Related question - I am under the impression that the exact way an instance of a C++ class is represented internally not guaranteed under standards; compiling a program with different compilers or different optimization flags can change the order in which member variables are stored in memory, and some debug mode compilers even add a few bytes between member variables to make memory inspection easier.  I'm not positive about this, it's just something I've picked up and never seriously questioned.
They key bits of code are:
Code:
fileout << FLATDATA(pchMessageStart) << nSize;
...
fileout << *this;
pchMessageStart are the four magic bytes, and those are written with FLATDATA.

The CBlock itself is written by << *this, and that's done by the IMPLEMENT_SERIALIZE in main.h:
Code:
    IMPLEMENT_SERIALIZE
    (
        READWRITE(this->nVersion);
        nVersion = this->nVersion;
        READWRITE(hashPrevBlock);
        READWRITE(hashMerkleRoot);
        READWRITE(nTime);
        READWRITE(nBits);
        READWRITE(nNonce);

        // ConnectBlock depends on vtx being last so it can calculate offset                                             
        if (!(nType & (SER_GETHASH|SER_BLOCKHEADERONLY)))
            READWRITE(vtx);
        else if (fRead)
            const_cast<CBlock*>(this)->vtx.clear();
    )

The READWRITE macros Do The Right Thing, reading in or writing out the members in a machine-independent way.
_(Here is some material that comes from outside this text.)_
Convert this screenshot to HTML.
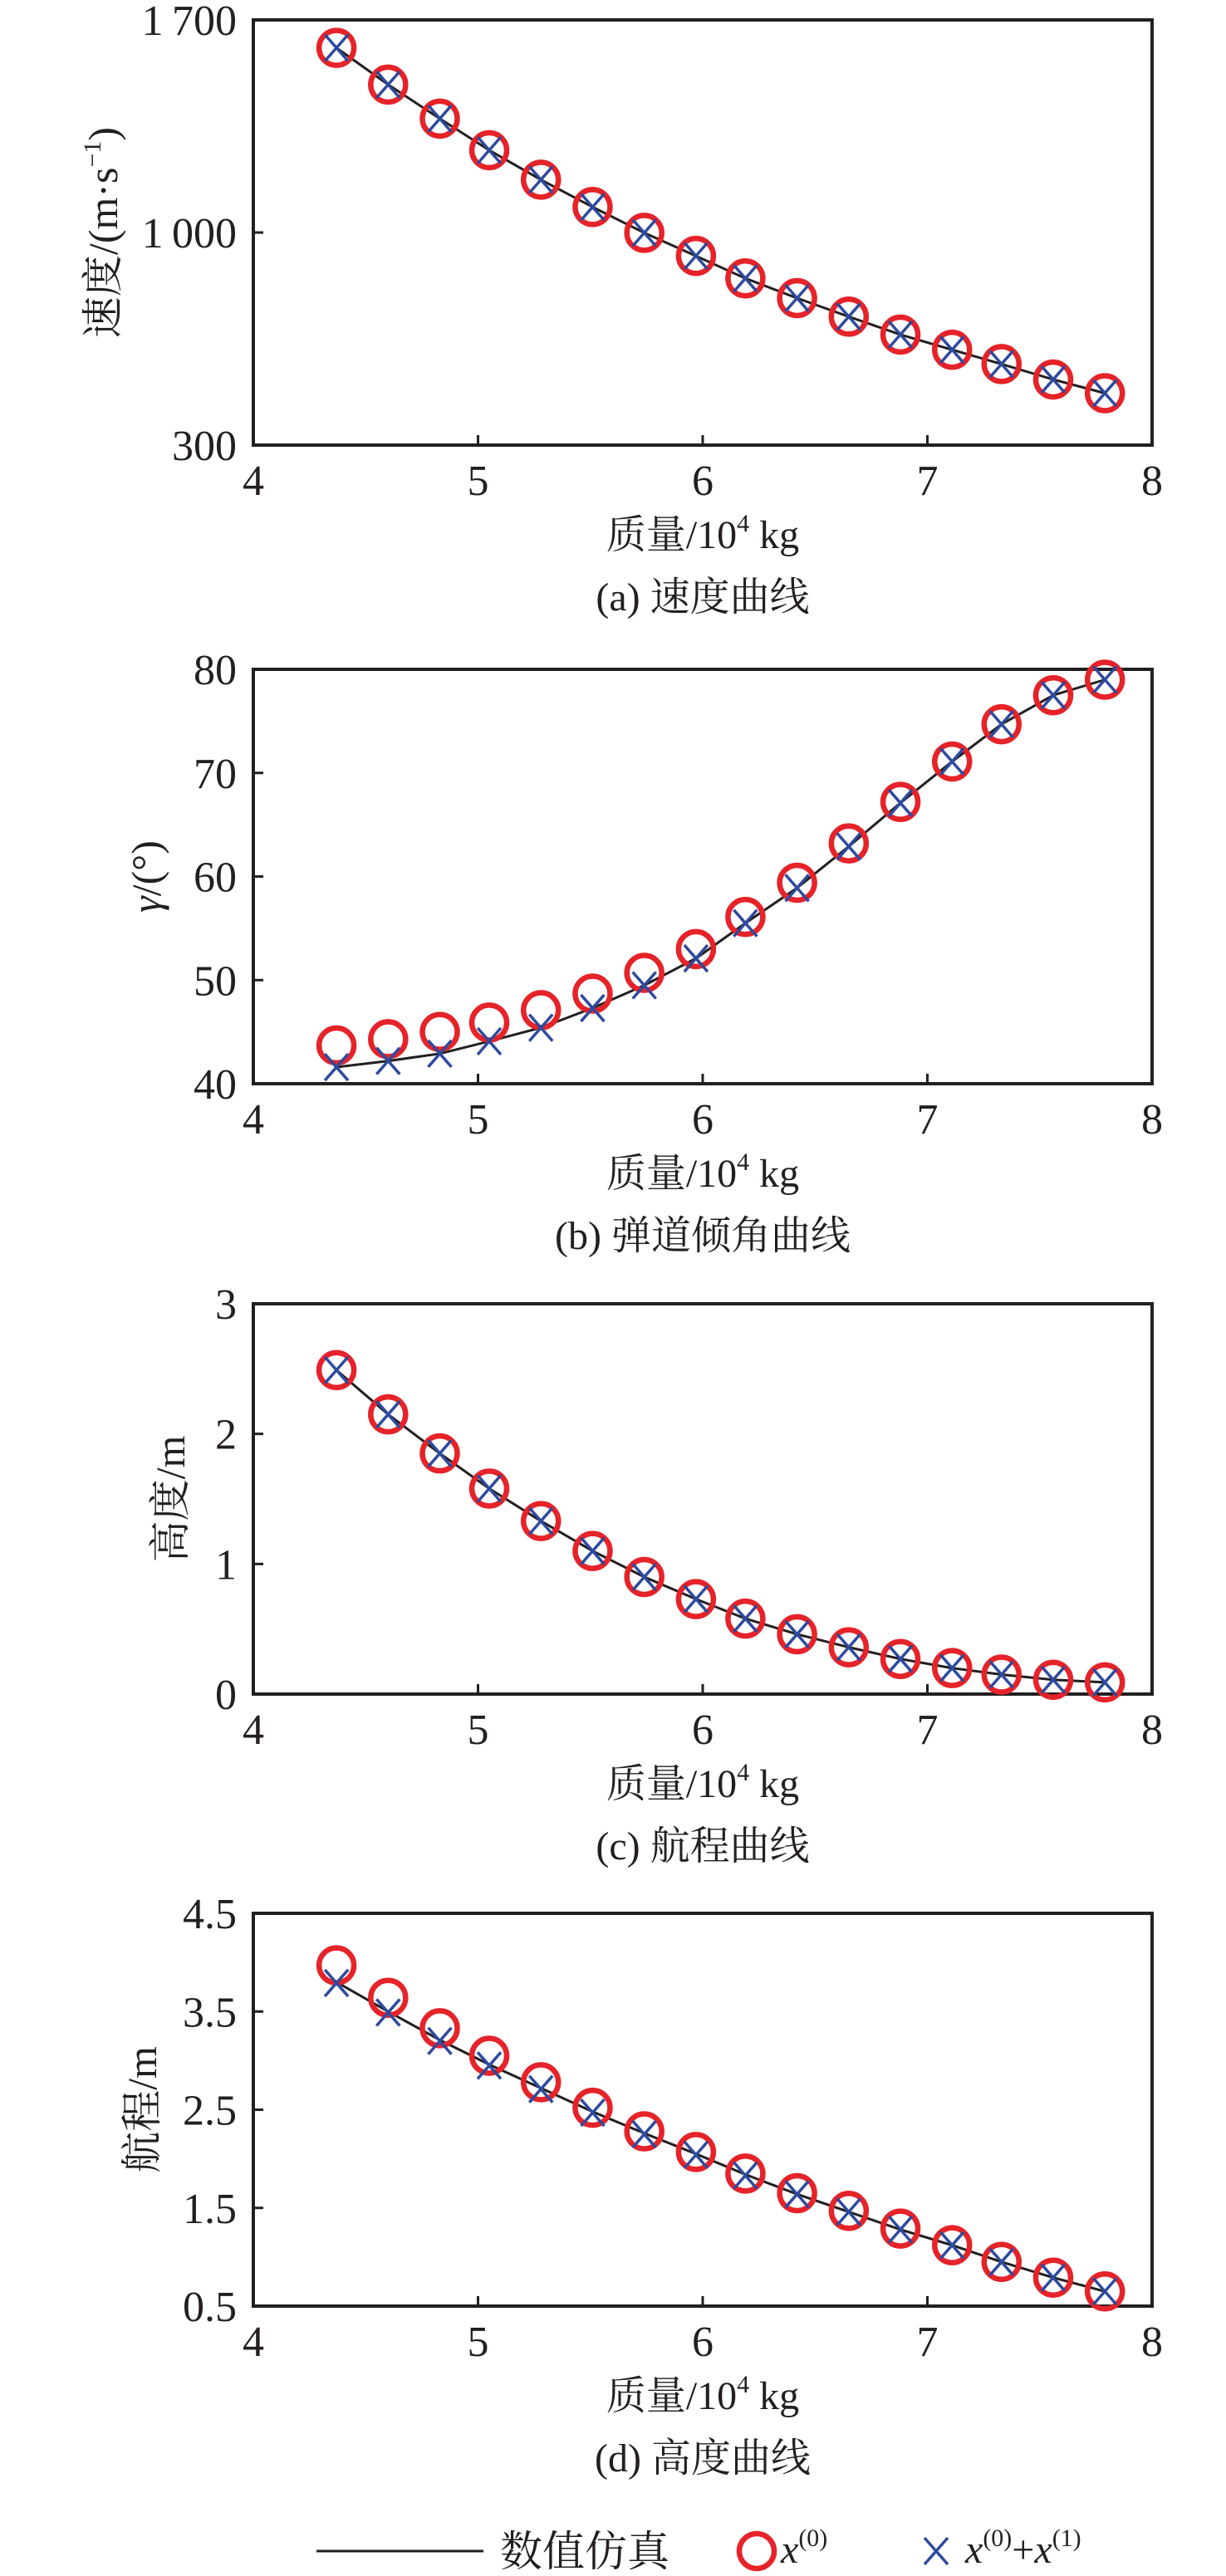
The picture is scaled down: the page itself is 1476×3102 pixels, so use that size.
<!DOCTYPE html>
<html><head><meta charset="utf-8">
<style>
html,body{margin:0;padding:0;background:#fff;}
svg{display:block;}
text{font-family:"Liberation Serif","Noto Serif CJK SC",serif;fill:#231f20;}
</style></head>
<body>
<svg id="fig" width="1476" height="3102" viewBox="0 0 1476 3102" xmlns="http://www.w3.org/2000/svg"></svg>
<script>
// ---- data ----
const massValues = [4.37,4.60,4.83,5.05,5.28,5.51,5.74,5.97,6.19,6.42,6.65,6.88,7.11,7.33,7.56,7.79];
const xTicks = [4,5,6,7,8];

const speedSim = [1608,1487,1375,1271,1174,1084,999,923,849,784,723,664,614,567,516,471];
const speedX0 = [1608,1487,1375,1271,1174,1084,999,923,849,784,723,664,614,567,516,471];
const speedX01 = [1608,1487,1375,1271,1174,1084,999,923,849,784,723,664,614,567,516,471];
const speedTicks = [300,1000,1700];
const speedTickLabels = ["300","1\u2009000","1\u2009700"];

const angleSim = [41.6,42.2,42.9,44.1,45.4,47.3,49.5,52.1,55.5,58.9,62.9,67.1,71.1,74.7,77.5,79.0];
const angleX0 = [43.7,44.3,45.0,45.9,47.1,48.7,50.7,53.0,56.1,59.4,63.2,67.2,71.1,74.7,77.5,79.0];
const angleX01 = [41.6,42.2,42.9,44.1,45.4,47.3,49.5,52.1,55.5,58.9,62.9,67.1,71.1,74.7,77.5,79.0];
const angleTicks = [40,50,60,70,80];
const angleTickLabels = ["40","50","60","70","80"];

const heightSim = [2.49,2.15,1.85,1.58,1.33,1.10,0.90,0.73,0.58,0.46,0.36,0.27,0.20,0.15,0.11,0.09];
const heightX0 = [2.49,2.15,1.85,1.58,1.33,1.10,0.90,0.73,0.58,0.46,0.36,0.27,0.20,0.15,0.11,0.09];
const heightX01 = [2.49,2.15,1.85,1.58,1.33,1.10,0.90,0.73,0.58,0.46,0.36,0.27,0.20,0.15,0.11,0.09];
const heightTicks = [0,1,2,3];
const heightTickLabels = ["0","1","2","3"];

const rangeSim = [3.80,3.50,3.21,2.96,2.72,2.48,2.26,2.05,1.84,1.64,1.46,1.28,1.12,0.95,0.79,0.65];
const rangeX0 = [3.97,3.64,3.33,3.05,2.78,2.52,2.28,2.07,1.85,1.65,1.47,1.29,1.12,0.95,0.79,0.65];
const rangeX01 = [3.79,3.49,3.20,2.95,2.71,2.47,2.25,2.04,1.83,1.64,1.46,1.28,1.12,0.95,0.79,0.65];
const rangeTicks = [0.5,1.5,2.5,3.5,4.5];
const rangeTickLabels = ["0.5","1.5","2.5","3.5","4.5"];

const NS = "http://www.w3.org/2000/svg";
const svg = document.getElementById("fig");
function mk(tag, attrs, parent){
  const e = document.createElementNS(NS, tag);
  for (const k in attrs) e.setAttribute(k, attrs[k]);
  (parent||svg).appendChild(e);
  return e;
}
const L = 305, R = 1387;
const CX = (L+R)/2;
const RED = "#e52329", BLUE = "#2e4a9e";

function drawCircle(g, cx, cy){
  const c = mk("ellipse",{cx:cx,cy:cy,rx:21,ry:21,fill:"none",stroke:RED,"stroke-width":6.5},g);
  
  
}
function drawCross(g, cx, cy){
  const p = mk("path",{d:`M${cx-14},${cy-16}L${cx+14},${cy+16}M${cx+14},${cy-16}L${cx-14},${cy+16}`,stroke:BLUE,"stroke-width":3.5,fill:"none"},g);
  
  
}

function panel(id, top, bottom, yMin, yMax, yTicks, yTickLabels, sim, x0, x1, yLabel, yLabelX, caption){
  const g = mk("g",{});
  
  
  const xs = v => L + (v-4)/(8-4)*(R-L);
  const ys = v => bottom - (v-yMin)/(yMax-yMin)*(bottom-top);
  const fr = mk("rect",{x:L,y:top,width:R-L,height:bottom-top,fill:"none",stroke:"#231f20","stroke-width":4},g);
  
  
  xTicks.forEach(t=>{
    const x = xs(t);
    if (t>4 && t<8){
      const tk = mk("line",{x1:x,y1:bottom,x2:x,y2:bottom-12,stroke:"#231f20","stroke-width":3},g);
      
      
    }
    const tl = mk("text",{x:x,y:bottom+60,"text-anchor":"middle","font-size":52},g);
    tl.textContent = String(t);
    
    
  });
  yTicks.forEach((t,i)=>{
    const y = ys(t);
    if (i>0 && i<yTicks.length-1){
      const tk = mk("line",{x1:L,y1:y,x2:L+12,y2:y,stroke:"#231f20","stroke-width":3},g);
      
      
    }
    const tl = mk("text",{x:L-20,y:y+18,"text-anchor":"end","font-size":52},g);
    tl.textContent = yTickLabels[i];
    
    
  });
  const d = sim.map((v,i)=>(i?"L":"M")+xs(massValues[i]).toFixed(1)+","+ys(v).toFixed(1)).join("");
  const ln = mk("path",{d:d,fill:"none",stroke:"#231f20","stroke-width":3,"stroke-linejoin":"round"},g);
  
  
  x0.forEach((v,i)=>drawCircle(g, xs(massValues[i]), ys(v)));
  x1.forEach((v,i)=>drawCross(g, xs(massValues[i]), ys(v)));
  const xt = mk("text",{x:CX,y:bottom+124,"text-anchor":"middle","font-size":48},g);
  xt.innerHTML = '质量/10<tspan font-size="30" dy="-20">4</tspan><tspan dy="20"> kg</tspan>';
  
  
  const cy = (top+bottom)/2;
  const yt = mk("text",{x:yLabelX,y:cy,"text-anchor":"middle","font-size":50,transform:`rotate(-90 ${yLabelX} ${cy})`,dy:"17"},g);
  yt.innerHTML = yLabel;
  
  
  const cp = mk("text",{x:CX,y:bottom+199,"text-anchor":"middle","font-size":48},g);
  cp.textContent = caption;
  
  
}

panel("panel-speed", 24, 536, 300, 1700, speedTicks, speedTickLabels, speedSim, speedX0, speedX01,
  '速度/(m·s<tspan font-size="30" dy="-20">−1</tspan><tspan dy="20">)</tspan>', 124, "(a) 速度曲线");
panel("panel-angle", 806, 1305, 40, 80, angleTicks, angleTickLabels, angleSim, angleX0, angleX01,
  '<tspan font-style="italic">γ</tspan>/(°)', 176, "(b) 弹道倾角曲线");
panel("panel-height", 1570, 2040, 0, 3, heightTicks, heightTickLabels, heightSim, heightX0, heightX01,
  '高度/m', 205, "(c) 航程曲线");
panel("panel-range", 2304, 2777, 0.5, 4.5, rangeTicks, rangeTickLabels, rangeSim, rangeX0, rangeX01,
  '航程/m', 171, "(d) 高度曲线");

const lg = mk("g",{});


const ll = mk("line",{x1:381,y1:3072,x2:582,y2:3072,stroke:"#231f20","stroke-width":3},lg);


const lt1 = mk("text",{x:602,y:3090,"font-size":51},lg);
lt1.textContent = "数值仿真";


drawCircle(lg, 911, 3072);
const lt2 = mk("text",{x:940,y:3086,"font-size":48},lg);
lt2.innerHTML = '<tspan font-style="italic">x</tspan><tspan font-size="30" dy="-20">(0)</tspan>';


drawCross(lg, 1127, 3072);
const lt3 = mk("text",{x:1162,y:3086,"font-size":48},lg);
lt3.innerHTML = '<tspan font-style="italic">x</tspan><tspan font-size="30" dy="-20">(0)</tspan><tspan dy="20">+</tspan><tspan font-style="italic">x</tspan><tspan font-size="30" dy="-20">(1)</tspan>';


</script>
</body></html>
See http://github.com/gavinandresen/bitcointools for simplified Python code that can dump out transactions and blocks.

Thanks for clearing that up for me.

I keep making really elementary code mistakes....
FLATDATA was a workaround to serialize a fixed field length array.  There was a cleaner way to make it understand how to serialize arrays directly, but MSVC6 couldn't do it and I wanted to keep compatibility with MSVC6 at that time.  We don't support MSVC6 anymore because we use something in Boost that doesn't.  We lost support for it after 0.2.0.  Maybe someday I'll swap in the clean way that just knows how to serialize fixed length arrays without wrapping them in FLATDATA.